### Exercise directions
Examine the entries and show every line in which the word "this" is found.

[Rows from a dataset of charts and code]

■ ■ ■ ■ ■ ■ ■

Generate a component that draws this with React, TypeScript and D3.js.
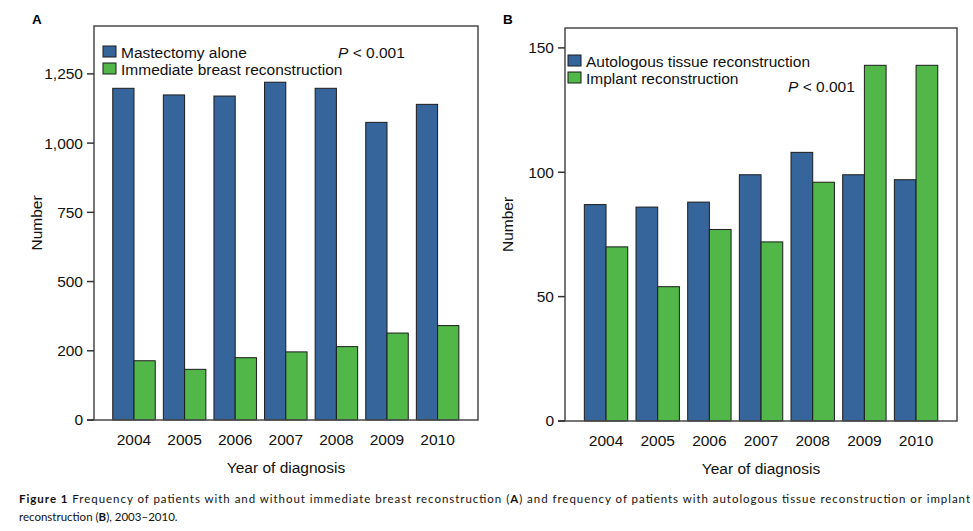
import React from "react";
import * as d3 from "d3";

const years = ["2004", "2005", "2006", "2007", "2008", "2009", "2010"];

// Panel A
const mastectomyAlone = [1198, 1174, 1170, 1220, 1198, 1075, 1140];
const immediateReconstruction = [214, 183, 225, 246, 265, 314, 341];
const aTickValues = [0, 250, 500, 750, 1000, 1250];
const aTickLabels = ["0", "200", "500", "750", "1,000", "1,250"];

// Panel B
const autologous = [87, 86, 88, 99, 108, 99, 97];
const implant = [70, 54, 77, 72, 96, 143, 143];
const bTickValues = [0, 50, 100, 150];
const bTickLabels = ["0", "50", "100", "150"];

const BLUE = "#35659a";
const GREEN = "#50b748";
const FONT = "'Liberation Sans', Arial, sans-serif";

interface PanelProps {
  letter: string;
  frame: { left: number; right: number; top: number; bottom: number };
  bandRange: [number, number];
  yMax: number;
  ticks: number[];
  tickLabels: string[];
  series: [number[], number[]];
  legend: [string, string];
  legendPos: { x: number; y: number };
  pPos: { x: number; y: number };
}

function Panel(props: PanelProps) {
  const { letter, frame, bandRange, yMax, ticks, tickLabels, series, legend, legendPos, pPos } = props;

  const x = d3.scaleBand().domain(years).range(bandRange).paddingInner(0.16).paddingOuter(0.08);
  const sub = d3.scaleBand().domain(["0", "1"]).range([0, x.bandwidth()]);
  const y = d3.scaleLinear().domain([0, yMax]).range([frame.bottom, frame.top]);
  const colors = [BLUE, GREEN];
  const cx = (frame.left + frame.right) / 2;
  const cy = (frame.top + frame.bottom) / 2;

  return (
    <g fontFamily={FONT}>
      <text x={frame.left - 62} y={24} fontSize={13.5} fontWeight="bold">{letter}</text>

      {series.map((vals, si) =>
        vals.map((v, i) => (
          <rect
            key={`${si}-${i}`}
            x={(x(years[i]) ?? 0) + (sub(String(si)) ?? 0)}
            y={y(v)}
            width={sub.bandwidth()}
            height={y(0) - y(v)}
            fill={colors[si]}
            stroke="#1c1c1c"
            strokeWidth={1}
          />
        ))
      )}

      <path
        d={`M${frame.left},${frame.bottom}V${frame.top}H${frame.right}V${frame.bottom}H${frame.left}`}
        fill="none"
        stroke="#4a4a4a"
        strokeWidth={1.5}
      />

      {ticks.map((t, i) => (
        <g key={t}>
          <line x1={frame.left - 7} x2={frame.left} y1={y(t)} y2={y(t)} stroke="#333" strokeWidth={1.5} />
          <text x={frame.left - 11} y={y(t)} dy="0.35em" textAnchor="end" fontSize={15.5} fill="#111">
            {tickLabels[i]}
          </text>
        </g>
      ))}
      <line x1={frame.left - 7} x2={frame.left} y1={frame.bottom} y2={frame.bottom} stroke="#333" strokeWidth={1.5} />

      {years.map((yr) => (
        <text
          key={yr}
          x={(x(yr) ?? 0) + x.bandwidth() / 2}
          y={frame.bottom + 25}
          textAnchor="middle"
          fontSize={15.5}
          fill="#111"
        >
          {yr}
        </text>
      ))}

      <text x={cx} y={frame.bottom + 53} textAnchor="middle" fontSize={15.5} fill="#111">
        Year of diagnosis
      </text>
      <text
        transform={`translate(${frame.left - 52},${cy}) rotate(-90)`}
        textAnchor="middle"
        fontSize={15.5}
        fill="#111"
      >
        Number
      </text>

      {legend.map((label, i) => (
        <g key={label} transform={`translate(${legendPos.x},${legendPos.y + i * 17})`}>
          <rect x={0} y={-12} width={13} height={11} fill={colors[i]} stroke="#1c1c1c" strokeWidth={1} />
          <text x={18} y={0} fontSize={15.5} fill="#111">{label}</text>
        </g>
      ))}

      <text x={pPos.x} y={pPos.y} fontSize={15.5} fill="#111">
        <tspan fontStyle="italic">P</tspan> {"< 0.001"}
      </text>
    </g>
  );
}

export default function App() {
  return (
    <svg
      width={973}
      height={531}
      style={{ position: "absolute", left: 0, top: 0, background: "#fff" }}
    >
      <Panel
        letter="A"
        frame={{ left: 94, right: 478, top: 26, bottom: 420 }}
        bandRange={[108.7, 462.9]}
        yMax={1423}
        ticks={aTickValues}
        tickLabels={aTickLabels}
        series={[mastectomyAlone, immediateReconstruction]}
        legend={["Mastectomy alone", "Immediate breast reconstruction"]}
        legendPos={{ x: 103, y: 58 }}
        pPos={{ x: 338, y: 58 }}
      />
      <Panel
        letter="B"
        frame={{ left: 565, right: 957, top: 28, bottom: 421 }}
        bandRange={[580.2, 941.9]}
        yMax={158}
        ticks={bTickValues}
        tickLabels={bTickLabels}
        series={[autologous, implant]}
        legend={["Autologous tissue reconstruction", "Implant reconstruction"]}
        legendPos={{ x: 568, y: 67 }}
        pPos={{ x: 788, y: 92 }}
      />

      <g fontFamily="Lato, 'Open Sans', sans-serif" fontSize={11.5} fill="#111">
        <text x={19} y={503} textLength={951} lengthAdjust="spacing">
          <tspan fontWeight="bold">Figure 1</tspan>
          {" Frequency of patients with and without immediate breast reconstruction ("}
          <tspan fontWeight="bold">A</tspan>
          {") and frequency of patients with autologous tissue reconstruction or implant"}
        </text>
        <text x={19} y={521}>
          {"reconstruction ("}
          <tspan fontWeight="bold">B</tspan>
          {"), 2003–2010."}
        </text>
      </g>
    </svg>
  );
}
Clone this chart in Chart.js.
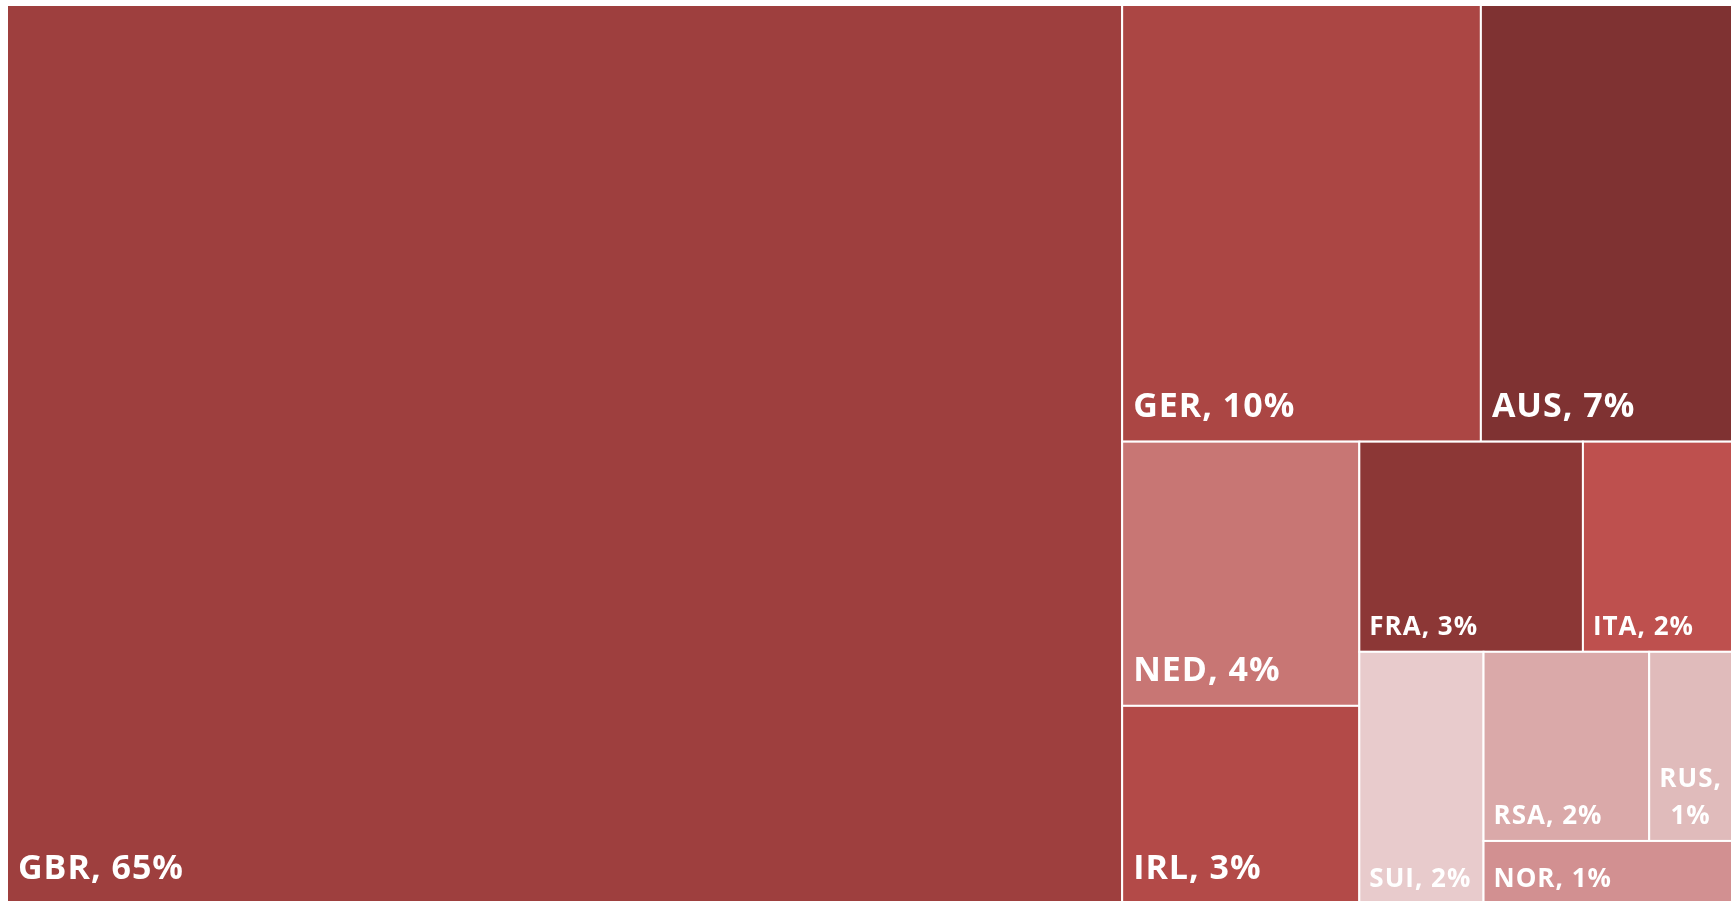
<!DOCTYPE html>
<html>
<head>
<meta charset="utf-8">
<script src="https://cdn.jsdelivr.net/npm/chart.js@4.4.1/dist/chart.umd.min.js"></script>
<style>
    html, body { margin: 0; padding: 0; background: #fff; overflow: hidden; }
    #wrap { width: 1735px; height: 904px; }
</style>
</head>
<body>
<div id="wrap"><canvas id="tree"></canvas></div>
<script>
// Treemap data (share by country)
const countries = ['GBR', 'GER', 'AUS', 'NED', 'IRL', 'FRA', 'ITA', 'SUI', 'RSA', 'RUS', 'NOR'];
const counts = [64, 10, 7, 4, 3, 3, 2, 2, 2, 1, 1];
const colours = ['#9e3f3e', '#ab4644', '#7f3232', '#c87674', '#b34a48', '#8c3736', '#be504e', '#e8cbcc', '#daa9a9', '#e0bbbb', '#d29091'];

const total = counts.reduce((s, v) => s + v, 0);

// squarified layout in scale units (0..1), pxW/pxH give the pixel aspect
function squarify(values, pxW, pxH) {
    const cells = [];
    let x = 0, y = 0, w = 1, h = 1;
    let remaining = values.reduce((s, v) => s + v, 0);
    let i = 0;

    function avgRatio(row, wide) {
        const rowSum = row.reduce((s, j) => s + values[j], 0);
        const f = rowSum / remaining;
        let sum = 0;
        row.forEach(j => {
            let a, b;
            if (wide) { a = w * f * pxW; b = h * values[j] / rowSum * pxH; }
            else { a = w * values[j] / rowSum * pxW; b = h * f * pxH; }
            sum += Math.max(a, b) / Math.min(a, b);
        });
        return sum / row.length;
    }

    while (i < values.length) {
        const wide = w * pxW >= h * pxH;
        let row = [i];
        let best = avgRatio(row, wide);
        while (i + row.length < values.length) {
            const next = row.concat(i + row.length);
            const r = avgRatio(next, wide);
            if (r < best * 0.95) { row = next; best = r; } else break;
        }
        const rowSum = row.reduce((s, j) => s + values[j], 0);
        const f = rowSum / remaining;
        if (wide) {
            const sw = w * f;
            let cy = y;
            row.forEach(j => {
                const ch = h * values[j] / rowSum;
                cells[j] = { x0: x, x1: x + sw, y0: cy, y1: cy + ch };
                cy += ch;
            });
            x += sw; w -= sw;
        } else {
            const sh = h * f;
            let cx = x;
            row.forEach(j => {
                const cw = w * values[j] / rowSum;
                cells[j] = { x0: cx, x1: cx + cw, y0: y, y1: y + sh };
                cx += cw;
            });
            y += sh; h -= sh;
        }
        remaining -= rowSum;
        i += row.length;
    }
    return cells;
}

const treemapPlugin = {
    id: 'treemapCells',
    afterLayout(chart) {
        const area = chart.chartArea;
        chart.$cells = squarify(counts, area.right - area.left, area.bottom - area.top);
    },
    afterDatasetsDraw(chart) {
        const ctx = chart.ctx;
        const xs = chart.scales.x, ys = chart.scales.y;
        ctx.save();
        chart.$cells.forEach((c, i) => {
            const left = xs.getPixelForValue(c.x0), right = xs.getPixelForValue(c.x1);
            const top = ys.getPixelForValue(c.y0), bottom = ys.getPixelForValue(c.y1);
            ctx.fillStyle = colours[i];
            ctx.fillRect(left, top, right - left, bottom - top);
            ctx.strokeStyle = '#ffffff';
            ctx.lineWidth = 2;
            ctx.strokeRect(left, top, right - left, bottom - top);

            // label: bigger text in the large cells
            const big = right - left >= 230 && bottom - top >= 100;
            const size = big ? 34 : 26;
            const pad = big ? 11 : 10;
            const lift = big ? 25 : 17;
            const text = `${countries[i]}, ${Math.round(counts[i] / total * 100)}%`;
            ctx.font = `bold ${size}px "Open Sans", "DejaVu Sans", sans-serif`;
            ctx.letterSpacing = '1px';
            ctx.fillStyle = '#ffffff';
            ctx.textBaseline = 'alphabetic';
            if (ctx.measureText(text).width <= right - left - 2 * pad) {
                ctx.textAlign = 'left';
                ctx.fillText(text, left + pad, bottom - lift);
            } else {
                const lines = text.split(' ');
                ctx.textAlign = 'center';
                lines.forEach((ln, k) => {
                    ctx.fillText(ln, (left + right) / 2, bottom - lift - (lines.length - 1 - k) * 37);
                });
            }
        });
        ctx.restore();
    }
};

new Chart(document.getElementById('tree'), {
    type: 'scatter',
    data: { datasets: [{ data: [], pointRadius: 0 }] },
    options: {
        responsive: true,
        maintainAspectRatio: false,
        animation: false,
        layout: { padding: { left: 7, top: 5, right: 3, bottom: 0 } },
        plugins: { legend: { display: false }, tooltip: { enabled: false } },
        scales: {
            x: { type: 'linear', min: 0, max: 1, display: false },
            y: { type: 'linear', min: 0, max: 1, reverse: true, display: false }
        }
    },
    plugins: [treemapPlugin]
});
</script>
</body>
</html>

■ ■ ■ ■ ■ ■ ■

### The answer
Generate a component that draws this with React, TypeScript and D3.js.
Clone this chart in Chart.js.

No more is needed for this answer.